- _TO DO_: Quote all lines below exactly. Images stay out.

* * *

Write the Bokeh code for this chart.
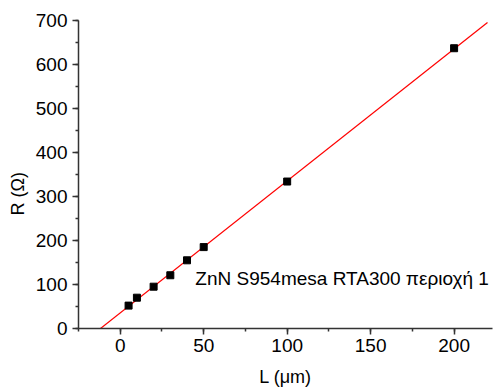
import numpy as np
from bokeh.plotting import figure
from bokeh.models import Range1d, Label, SingleIntervalTicker, Title
from bokeh.embed import file_html
from bokeh.resources import INLINE

# Data
L_um = [5, 10, 20, 30, 40, 50, 100, 200]
R_ohm = [52, 70, 95, 121, 155, 185, 334, 637]
fit_L = [-25, 220]
note = "ZnN S954mesa RTA300 περιοχή 1"

slope, intercept = np.polyfit(L_um, R_ohm, 1)
fit_R = [slope * v + intercept for v in fit_L]

FONT = "Liberation Sans"

p = figure(width=493, height=392, output_backend="svg", toolbar_location=None,
           x_range=Range1d(-25, 223), y_range=Range1d(0, 700),
           min_border_left=78, min_border_right=1, min_border_top=20, min_border_bottom=64)
p.outline_line_color = None
p.xgrid.visible = False
p.ygrid.visible = False

p.line(fit_L, fit_R, line_color="red", line_width=1.2)
p.scatter(L_um, R_ohm, marker="square", size=7, fill_color="black", line_color="black")

p.add_layout(Label(x=45, y=114, text=note, text_font=FONT, text_font_size="19px",
                   text_baseline="middle", text_color="black"))

for ax in (p.xaxis[0], p.yaxis[0]):
    ax.axis_line_color = "#333333"
    ax.axis_line_width = 1.5
    ax.major_tick_line_color = "#333333"
    ax.minor_tick_line_color = "#333333"
    ax.major_tick_line_width = 1.5
    ax.minor_tick_line_width = 1.5
    ax.major_tick_out = 6
    ax.major_tick_in = 0
    ax.minor_tick_out = 3
    ax.minor_tick_in = 0
    ax.major_label_text_font = FONT
    ax.major_label_text_font_size = "19px"
    ax.major_label_text_color = "black"
    ax.axis_label_text_font = FONT
    ax.axis_label_text_font_size = "18px"
    ax.axis_label_text_font_style = "normal"
    ax.axis_label_text_color = "black"

p.xaxis[0].ticker = SingleIntervalTicker(interval=50, num_minor_ticks=2)
p.yaxis[0].ticker = SingleIntervalTicker(interval=100, num_minor_ticks=2)
p.xaxis[0].major_label_standoff = 4
p.yaxis[0].major_label_standoff = 5
p.xaxis[0].axis_label = "L (μm)"
p.xaxis[0].axis_label_standoff = 12

# y-axis title, placed below the frame centre as in the reference
p.add_layout(Title(text="R (Ω)", align="left", offset=113, text_font=FONT,
                   text_font_size="18px", text_font_style="normal",
                   text_color="black"), "left")

open("out.html", "w").write(file_html(p, INLINE))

* * *

- _SOLVED PROBLEM_:
Write the Bokeh code for this chart.
import numpy as np
from bokeh.plotting import figure
from bokeh.models import Range1d, Label, SingleIntervalTicker, Title
from bokeh.embed import file_html
from bokeh.resources import INLINE

# Data
L_um = [5, 10, 20, 30, 40, 50, 100, 200]
R_ohm = [52, 70, 95, 121, 155, 185, 334, 637]
fit_L = [-25, 220]
note = "ZnN S954mesa RTA300 περιοχή 1"

slope, intercept = np.polyfit(L_um, R_ohm, 1)
fit_R = [slope * v + intercept for v in fit_L]

FONT = "Liberation Sans"

p = figure(width=493, height=392, output_backend="svg", toolbar_location=None,
           x_range=Range1d(-25, 223), y_range=Range1d(0, 700),
           min_border_left=78, min_border_right=1, min_border_top=20, min_border_bottom=64)
p.outline_line_color = None
p.xgrid.visible = False
p.ygrid.visible = False

p.line(fit_L, fit_R, line_color="red", line_width=1.2)
p.scatter(L_um, R_ohm, marker="square", size=7, fill_color="black", line_color="black")

p.add_layout(Label(x=45, y=114, text=note, text_font=FONT, text_font_size="19px",
                   text_baseline="middle", text_color="black"))

for ax in (p.xaxis[0], p.yaxis[0]):
    ax.axis_line_color = "#333333"
    ax.axis_line_width = 1.5
    ax.major_tick_line_color = "#333333"
    ax.minor_tick_line_color = "#333333"
    ax.major_tick_line_width = 1.5
    ax.minor_tick_line_width = 1.5
    ax.major_tick_out = 6
    ax.major_tick_in = 0
    ax.minor_tick_out = 3
    ax.minor_tick_in = 0
    ax.major_label_text_font = FONT
    ax.major_label_text_font_size = "19px"
    ax.major_label_text_color = "black"
    ax.axis_label_text_font = FONT
    ax.axis_label_text_font_size = "18px"
    ax.axis_label_text_font_style = "normal"
    ax.axis_label_text_color = "black"

p.xaxis[0].ticker = SingleIntervalTicker(interval=50, num_minor_ticks=2)
p.yaxis[0].ticker = SingleIntervalTicker(interval=100, num_minor_ticks=2)
p.xaxis[0].major_label_standoff = 4
p.yaxis[0].major_label_standoff = 5
p.xaxis[0].axis_label = "L (μm)"
p.xaxis[0].axis_label_standoff = 12

# y-axis title, placed below the frame centre as in the reference
p.add_layout(Title(text="R (Ω)", align="left", offset=113, text_font=FONT,
                   text_font_size="18px", text_font_style="normal",
                   text_color="black"), "left")

open("out.html", "w").write(file_html(p, INLINE))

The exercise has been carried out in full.